Siempre será grato recordar aquellos versos de fray Luís de León con los que da inicio la oda A la vida retirada y que dicen: «¡Qué descansada vida / la del que huye del mundanal ruïdo, / y sigue la escondida / senda, por donde han ido / los pocos sabios que en el mundo han sido…» Es la voz de aquel que, abrumado de agobios cotidianos, busca recuperar la paz del ánimo refugiándose en un lugar tranquilo y silencioso donde pueda hallar sosiego para su alma y desahogo para su cuerpo. Y es esta misma voz la que, muy dentro de nosotros, nos insta alguna vez a bajar el ritmo de una agitada vida.

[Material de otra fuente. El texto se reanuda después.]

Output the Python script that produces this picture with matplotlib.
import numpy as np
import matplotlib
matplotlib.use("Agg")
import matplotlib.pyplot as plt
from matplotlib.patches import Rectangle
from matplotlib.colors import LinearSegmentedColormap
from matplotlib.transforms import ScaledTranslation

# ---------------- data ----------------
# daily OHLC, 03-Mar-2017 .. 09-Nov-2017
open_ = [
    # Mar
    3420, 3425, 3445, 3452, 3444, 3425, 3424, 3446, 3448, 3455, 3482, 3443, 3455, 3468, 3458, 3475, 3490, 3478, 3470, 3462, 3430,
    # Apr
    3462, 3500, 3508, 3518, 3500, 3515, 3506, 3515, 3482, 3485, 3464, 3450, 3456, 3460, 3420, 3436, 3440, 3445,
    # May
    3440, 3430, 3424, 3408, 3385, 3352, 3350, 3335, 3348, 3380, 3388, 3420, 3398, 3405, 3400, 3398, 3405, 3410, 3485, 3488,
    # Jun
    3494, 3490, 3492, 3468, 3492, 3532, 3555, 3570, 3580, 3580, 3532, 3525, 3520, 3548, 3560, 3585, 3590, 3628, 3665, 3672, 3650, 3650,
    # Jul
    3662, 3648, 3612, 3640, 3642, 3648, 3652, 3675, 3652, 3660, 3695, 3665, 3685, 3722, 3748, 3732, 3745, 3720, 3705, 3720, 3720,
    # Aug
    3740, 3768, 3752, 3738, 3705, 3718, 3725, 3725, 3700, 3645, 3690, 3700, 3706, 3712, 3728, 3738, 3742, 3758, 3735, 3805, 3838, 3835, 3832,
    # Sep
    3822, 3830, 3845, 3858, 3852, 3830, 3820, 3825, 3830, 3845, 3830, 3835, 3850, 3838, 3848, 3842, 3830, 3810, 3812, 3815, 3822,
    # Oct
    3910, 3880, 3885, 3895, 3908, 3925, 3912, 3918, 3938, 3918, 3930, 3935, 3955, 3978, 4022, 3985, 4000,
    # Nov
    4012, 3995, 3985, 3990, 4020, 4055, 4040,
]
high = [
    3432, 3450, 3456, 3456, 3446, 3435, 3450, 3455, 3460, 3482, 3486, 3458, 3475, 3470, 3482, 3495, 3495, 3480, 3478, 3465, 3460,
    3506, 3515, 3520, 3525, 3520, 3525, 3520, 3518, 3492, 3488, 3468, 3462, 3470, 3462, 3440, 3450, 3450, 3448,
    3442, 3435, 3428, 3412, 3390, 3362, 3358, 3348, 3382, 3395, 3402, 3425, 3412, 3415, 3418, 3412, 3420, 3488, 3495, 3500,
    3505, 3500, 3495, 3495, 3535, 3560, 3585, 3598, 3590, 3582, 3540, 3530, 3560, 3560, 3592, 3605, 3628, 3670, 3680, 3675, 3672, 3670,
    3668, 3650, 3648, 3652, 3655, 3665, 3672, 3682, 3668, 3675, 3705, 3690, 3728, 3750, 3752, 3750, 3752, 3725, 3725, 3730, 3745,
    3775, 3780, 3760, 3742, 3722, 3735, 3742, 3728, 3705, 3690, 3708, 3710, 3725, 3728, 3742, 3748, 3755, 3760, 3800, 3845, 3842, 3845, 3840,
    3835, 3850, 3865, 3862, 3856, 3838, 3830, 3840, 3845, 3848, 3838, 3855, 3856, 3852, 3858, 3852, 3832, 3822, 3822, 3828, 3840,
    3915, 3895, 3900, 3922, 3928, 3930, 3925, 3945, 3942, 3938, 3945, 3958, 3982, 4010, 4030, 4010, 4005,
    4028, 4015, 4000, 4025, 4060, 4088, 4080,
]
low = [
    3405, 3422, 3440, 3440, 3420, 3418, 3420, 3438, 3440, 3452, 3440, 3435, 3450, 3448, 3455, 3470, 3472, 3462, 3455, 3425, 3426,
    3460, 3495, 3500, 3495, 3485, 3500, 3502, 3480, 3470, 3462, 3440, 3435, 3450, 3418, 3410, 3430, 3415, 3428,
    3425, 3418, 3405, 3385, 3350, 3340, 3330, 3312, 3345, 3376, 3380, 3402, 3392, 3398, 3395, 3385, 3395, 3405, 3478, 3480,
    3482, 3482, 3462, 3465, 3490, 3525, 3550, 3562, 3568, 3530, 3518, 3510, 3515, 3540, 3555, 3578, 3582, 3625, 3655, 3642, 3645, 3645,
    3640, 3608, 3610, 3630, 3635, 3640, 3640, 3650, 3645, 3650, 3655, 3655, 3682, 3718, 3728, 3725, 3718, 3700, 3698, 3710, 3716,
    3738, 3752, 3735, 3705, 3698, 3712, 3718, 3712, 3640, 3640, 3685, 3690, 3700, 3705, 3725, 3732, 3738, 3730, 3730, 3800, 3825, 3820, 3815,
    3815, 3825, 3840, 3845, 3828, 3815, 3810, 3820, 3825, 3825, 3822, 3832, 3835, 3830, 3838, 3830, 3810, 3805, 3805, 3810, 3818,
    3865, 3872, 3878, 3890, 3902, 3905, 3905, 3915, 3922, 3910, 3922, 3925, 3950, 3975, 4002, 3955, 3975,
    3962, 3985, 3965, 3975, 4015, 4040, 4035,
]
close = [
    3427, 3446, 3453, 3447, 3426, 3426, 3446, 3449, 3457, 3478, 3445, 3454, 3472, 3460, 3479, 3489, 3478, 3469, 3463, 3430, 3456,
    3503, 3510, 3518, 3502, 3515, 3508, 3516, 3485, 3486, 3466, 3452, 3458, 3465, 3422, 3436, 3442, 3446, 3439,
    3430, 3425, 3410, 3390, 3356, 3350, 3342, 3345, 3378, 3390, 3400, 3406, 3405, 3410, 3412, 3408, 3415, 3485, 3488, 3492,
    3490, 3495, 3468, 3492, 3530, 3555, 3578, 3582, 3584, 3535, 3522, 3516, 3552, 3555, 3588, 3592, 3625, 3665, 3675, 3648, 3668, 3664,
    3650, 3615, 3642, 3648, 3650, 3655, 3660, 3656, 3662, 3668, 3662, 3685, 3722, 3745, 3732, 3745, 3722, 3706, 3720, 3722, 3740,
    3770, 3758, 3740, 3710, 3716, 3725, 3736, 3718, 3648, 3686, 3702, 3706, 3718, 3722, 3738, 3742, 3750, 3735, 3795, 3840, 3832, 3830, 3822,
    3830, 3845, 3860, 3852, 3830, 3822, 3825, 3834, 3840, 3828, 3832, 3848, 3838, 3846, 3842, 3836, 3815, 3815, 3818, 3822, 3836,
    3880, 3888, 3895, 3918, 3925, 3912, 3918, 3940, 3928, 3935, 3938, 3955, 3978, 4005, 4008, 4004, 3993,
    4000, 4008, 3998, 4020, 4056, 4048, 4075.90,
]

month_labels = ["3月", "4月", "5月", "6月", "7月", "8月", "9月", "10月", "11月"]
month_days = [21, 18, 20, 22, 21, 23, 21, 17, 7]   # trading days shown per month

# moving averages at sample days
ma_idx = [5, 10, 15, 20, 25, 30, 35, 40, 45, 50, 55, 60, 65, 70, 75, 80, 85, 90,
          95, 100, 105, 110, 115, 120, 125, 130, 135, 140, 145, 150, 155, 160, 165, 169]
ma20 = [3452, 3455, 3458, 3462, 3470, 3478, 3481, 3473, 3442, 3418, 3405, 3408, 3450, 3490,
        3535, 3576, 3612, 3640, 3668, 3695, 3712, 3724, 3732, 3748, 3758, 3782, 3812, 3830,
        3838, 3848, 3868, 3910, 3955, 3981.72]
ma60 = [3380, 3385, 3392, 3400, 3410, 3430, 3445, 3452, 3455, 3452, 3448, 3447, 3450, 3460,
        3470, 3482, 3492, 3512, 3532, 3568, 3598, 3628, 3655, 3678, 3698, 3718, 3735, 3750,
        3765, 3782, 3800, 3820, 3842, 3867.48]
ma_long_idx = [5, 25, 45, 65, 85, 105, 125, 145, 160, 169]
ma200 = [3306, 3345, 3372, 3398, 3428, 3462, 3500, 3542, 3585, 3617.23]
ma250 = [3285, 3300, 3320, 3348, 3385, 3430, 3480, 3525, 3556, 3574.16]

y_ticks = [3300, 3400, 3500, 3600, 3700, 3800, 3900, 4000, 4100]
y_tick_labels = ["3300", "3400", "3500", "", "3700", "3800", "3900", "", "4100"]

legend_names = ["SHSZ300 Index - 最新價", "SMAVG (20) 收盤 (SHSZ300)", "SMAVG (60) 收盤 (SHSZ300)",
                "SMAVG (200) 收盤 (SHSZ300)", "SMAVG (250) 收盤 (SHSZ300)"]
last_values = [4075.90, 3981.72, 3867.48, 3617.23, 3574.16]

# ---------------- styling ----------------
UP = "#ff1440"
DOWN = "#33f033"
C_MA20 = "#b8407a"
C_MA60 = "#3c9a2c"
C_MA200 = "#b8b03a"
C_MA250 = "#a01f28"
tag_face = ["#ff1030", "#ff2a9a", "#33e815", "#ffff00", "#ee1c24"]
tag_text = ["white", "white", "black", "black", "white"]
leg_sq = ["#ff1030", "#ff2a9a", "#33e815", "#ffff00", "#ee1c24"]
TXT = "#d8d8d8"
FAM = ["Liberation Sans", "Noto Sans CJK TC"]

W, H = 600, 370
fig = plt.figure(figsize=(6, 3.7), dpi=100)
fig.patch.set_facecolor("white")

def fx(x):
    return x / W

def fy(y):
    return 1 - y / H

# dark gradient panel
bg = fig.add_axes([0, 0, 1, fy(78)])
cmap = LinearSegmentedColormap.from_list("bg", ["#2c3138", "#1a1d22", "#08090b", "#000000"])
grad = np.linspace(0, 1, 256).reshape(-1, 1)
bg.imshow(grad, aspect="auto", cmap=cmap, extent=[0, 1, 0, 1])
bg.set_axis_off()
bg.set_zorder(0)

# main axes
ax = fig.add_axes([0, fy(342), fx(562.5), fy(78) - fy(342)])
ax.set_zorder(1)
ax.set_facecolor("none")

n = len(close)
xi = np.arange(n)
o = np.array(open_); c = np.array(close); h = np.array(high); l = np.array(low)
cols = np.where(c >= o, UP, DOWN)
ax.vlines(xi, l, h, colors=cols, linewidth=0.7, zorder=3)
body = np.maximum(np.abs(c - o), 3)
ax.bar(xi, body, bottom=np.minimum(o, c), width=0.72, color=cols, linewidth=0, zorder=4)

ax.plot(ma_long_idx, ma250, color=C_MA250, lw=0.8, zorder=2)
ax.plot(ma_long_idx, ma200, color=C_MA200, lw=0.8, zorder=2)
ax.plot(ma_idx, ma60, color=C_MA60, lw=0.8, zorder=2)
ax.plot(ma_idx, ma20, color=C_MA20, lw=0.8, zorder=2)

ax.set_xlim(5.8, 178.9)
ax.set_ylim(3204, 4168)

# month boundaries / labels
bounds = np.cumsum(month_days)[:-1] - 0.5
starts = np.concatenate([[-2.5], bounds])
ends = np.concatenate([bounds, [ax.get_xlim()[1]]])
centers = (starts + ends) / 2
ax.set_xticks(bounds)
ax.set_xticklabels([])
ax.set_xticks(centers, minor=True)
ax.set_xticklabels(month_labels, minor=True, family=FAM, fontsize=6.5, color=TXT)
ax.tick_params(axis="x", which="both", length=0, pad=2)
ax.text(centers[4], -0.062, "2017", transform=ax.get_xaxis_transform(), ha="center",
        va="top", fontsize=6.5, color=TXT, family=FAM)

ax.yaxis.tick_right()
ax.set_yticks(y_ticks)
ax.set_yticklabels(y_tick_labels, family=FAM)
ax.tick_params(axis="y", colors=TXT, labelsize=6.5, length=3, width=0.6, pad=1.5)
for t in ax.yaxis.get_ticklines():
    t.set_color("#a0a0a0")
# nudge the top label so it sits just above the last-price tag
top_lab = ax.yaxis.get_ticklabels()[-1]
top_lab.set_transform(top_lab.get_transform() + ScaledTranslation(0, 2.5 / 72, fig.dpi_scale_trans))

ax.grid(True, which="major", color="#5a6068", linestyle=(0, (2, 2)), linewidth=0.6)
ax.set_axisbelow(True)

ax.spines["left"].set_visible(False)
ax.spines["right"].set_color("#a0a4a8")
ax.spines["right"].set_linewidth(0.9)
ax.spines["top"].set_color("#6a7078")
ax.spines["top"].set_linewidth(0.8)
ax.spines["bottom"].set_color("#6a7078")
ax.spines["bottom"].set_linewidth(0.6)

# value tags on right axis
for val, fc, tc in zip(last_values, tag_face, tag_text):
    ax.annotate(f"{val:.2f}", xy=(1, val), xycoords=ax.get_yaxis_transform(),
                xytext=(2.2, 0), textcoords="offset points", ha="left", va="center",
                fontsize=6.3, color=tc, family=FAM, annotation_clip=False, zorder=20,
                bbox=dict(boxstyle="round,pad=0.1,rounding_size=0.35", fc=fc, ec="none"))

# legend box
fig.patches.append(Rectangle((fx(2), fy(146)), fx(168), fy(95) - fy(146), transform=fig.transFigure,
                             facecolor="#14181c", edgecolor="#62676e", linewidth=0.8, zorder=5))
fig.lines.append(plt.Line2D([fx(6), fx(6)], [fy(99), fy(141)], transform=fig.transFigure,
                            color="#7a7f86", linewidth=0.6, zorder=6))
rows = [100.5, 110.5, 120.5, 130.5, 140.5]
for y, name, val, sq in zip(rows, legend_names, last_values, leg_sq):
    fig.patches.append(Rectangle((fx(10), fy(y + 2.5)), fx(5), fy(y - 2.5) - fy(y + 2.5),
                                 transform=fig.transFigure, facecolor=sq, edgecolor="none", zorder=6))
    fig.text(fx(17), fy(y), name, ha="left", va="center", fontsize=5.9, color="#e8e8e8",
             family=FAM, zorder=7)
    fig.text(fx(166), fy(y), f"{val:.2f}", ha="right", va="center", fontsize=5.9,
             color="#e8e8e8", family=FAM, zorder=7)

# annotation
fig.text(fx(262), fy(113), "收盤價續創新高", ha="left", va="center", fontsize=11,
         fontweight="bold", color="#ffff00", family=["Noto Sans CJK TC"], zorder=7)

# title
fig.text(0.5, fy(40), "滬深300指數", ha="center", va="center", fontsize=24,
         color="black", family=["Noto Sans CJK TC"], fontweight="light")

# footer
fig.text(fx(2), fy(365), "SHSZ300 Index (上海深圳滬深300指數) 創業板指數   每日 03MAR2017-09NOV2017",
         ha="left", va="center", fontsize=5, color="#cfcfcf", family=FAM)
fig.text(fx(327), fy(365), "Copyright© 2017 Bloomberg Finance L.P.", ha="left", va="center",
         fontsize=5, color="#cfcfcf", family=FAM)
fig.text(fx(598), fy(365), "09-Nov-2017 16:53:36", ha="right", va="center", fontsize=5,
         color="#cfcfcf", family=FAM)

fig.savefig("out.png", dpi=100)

Sin embargo, disfrutar de los beneficios del silencio y de la paz interior resulta cada vez más difícil en este mundo contemporáneo asediado por el ruido y la estridencia. Todo indica que el silencio y ese estado de bienestar y calma que produce han sido expulsados de la vida urbana.
A partir del siglo XIX, cuando en Occidente prendió la primera Revolución industrial, el incesante traqueteo de las máquinas, símbolo de progreso material, empezó a ser parte de la vida diaria de las ciudades. Desde entonces el estruendo producido por toda clase de máquinas y aparatos: ferrocarriles, automotores, aviones, radios, televisores y altoparlantes ha ido en aumento, tanto que ha llegado a copar el espacio acústico de la vida cotidiana eliminando los pocos resquicios de pausa y silencio que aún nos quedaban. Cercado por sonidos desagradables, este planeta navega en medio de basura acústica generada por la moderna civilización.
La discoteca a la que religiosamente acude mucha gente los viernes por la noche es un templo del estrépito; allí nadie logra hablar con nadie, cada uno es un náufrago que se ahoga y gesticula en un océano de bulla. Nada raro es ver a muchos jóvenes marchando por la calle mientras escuchan música a través de unos auriculares prendidos a sus oídos. Aislados del entorno y desconectados del mundo de los otros trabajan, estudian, hacen sus cosas igual que autómatas; sumergidos en el ruido que a altos decibeles, estalla en sus oídos, aborrecen el silencio. No está lejano el día en que tengamos generaciones de sordos con incapacidad para concentrarse.
Mi generación bailaba con la música suave y cadenciosa de un bolero susurrado por Los Panchos o un Lucho Gatica. Y mientras bailábamos con la chica de nuestras preferencias conversábamos con ella sobre la vida de cada uno de nosotros. Muchos sueños surgían de ahí y no pocos insomnios también.
Si escribo esto es porque jamás me sentí cómodo en un ambiente de bulla, jaleo y disonancia; amo la música suave de los clásicos y más si son barrocos o románticos; amo la acogedora paz del campo, el silencio de un templo o de una pagoda; huyo del hervidero de las multitudes y, al igual que un monje tibetano, prefiero entrar en un ámbito en el que pueda escuchar mi propia voz emergiendo de mi interior.